>> begin

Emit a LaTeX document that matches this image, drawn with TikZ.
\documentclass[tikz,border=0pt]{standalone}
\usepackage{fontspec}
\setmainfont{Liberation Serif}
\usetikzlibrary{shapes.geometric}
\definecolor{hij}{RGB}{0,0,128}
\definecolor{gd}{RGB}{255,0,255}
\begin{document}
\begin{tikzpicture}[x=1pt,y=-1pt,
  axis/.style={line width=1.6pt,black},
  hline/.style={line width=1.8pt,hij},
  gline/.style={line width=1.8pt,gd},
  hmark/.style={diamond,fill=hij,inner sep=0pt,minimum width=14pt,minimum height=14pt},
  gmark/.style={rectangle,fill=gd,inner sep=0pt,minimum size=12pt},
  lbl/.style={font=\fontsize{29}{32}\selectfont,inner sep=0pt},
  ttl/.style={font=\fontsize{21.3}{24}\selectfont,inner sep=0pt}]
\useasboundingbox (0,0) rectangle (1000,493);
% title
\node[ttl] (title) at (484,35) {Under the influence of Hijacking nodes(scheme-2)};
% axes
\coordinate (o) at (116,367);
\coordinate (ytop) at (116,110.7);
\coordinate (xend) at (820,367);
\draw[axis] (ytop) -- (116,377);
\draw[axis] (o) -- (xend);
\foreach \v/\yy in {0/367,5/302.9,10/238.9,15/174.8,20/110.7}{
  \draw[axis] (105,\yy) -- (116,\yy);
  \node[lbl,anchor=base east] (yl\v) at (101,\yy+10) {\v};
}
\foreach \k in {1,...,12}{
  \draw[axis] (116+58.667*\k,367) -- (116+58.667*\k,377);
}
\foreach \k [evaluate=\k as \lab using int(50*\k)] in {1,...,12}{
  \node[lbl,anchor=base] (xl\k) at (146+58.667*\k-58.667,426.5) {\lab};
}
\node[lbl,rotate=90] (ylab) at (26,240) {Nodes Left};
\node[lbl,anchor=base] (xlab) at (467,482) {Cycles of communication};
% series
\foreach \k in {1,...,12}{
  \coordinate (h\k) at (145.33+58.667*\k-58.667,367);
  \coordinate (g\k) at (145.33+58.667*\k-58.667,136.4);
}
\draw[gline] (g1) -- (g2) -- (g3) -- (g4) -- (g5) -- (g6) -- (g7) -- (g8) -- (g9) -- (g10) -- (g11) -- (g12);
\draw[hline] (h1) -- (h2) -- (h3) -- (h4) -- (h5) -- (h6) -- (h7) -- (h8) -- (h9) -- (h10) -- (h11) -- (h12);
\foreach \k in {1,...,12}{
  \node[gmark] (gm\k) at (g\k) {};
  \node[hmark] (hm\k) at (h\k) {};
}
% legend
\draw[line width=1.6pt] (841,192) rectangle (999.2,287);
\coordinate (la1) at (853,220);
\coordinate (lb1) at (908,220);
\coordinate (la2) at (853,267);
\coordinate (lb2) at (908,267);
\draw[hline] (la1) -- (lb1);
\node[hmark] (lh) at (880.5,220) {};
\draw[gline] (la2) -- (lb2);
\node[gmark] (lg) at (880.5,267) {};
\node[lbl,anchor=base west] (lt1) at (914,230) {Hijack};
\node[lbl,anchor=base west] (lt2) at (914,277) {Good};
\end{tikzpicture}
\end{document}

>> end
>> begin

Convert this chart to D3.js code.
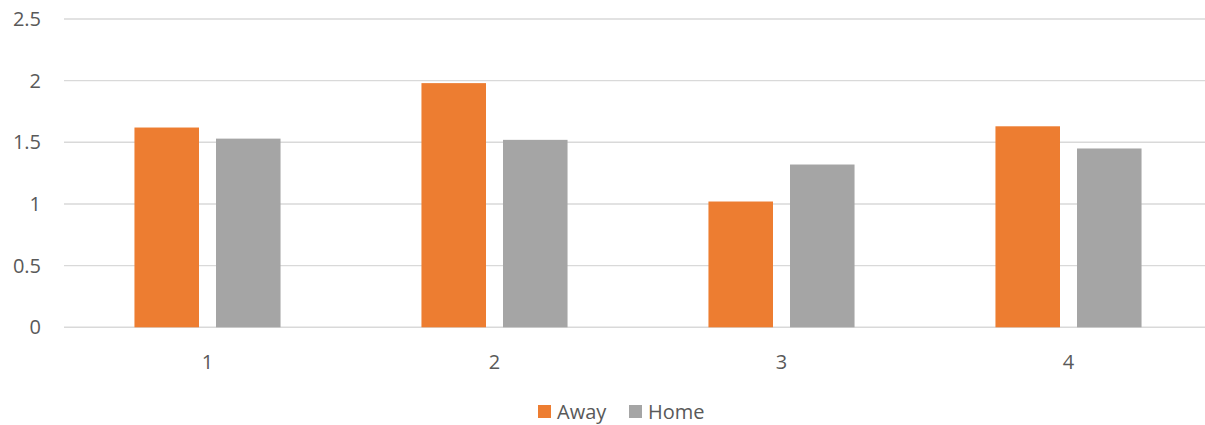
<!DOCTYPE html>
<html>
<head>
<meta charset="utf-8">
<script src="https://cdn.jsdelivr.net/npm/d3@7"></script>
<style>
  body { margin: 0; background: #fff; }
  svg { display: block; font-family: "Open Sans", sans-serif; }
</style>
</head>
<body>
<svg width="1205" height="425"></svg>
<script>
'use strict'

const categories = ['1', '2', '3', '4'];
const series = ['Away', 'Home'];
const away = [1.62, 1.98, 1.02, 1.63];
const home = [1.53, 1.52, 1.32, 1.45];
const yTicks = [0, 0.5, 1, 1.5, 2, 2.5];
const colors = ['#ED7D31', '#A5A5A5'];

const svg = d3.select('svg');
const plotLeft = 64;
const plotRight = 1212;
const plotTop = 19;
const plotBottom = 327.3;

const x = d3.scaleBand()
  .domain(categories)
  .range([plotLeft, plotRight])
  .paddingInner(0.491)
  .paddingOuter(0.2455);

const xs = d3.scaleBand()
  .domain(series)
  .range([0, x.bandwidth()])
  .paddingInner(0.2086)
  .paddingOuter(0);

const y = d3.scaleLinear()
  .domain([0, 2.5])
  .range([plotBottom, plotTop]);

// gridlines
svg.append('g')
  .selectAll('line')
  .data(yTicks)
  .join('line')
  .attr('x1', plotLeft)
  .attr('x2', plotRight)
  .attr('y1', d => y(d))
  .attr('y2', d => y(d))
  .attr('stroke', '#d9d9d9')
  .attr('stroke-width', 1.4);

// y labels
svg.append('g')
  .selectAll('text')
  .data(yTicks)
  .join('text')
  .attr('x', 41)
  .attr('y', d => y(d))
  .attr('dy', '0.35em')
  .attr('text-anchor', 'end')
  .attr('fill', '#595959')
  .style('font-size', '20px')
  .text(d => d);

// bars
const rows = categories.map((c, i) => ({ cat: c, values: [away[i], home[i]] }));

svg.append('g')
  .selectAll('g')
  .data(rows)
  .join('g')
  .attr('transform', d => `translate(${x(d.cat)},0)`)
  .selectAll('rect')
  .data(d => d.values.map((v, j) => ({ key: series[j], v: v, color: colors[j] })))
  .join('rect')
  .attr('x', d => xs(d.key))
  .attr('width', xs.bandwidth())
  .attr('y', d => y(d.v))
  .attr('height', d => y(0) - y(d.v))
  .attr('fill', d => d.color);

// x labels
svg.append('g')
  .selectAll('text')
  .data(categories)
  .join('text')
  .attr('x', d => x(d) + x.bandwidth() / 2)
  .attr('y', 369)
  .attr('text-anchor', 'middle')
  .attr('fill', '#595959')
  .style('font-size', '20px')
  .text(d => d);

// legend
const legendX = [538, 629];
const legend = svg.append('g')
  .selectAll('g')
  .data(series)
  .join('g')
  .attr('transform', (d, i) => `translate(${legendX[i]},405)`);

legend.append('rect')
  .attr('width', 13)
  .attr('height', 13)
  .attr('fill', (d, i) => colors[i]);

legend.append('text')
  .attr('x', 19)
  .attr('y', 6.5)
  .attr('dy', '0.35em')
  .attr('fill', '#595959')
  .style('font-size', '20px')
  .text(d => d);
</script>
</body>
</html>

>> end

■ **Short exercise**
Pictures stay out: repeat exactly only the lines from the one with "Convert this chart to D3.js code." through the one with "const plotBottom = 327.3;".

■ **Answer to this task**
Convert this chart to D3.js code.
<!DOCTYPE html>
<html>
<head>
<meta charset="utf-8">
<script src="https://cdn.jsdelivr.net/npm/d3@7"></script>
<style>
  body { margin: 0; background: #fff; }
  svg { display: block; font-family: "Open Sans", sans-serif; }
</style>
</head>
<body>
<svg width="1205" height="425"></svg>
<script>
'use strict'

const categories = ['1', '2', '3', '4'];
const series = ['Away', 'Home'];
const away = [1.62, 1.98, 1.02, 1.63];
const home = [1.53, 1.52, 1.32, 1.45];
const yTicks = [0, 0.5, 1, 1.5, 2, 2.5];
const colors = ['#ED7D31', '#A5A5A5'];

const svg = d3.select('svg');
const plotLeft = 64;
const plotRight = 1212;
const plotTop = 19;
const plotBottom = 327.3;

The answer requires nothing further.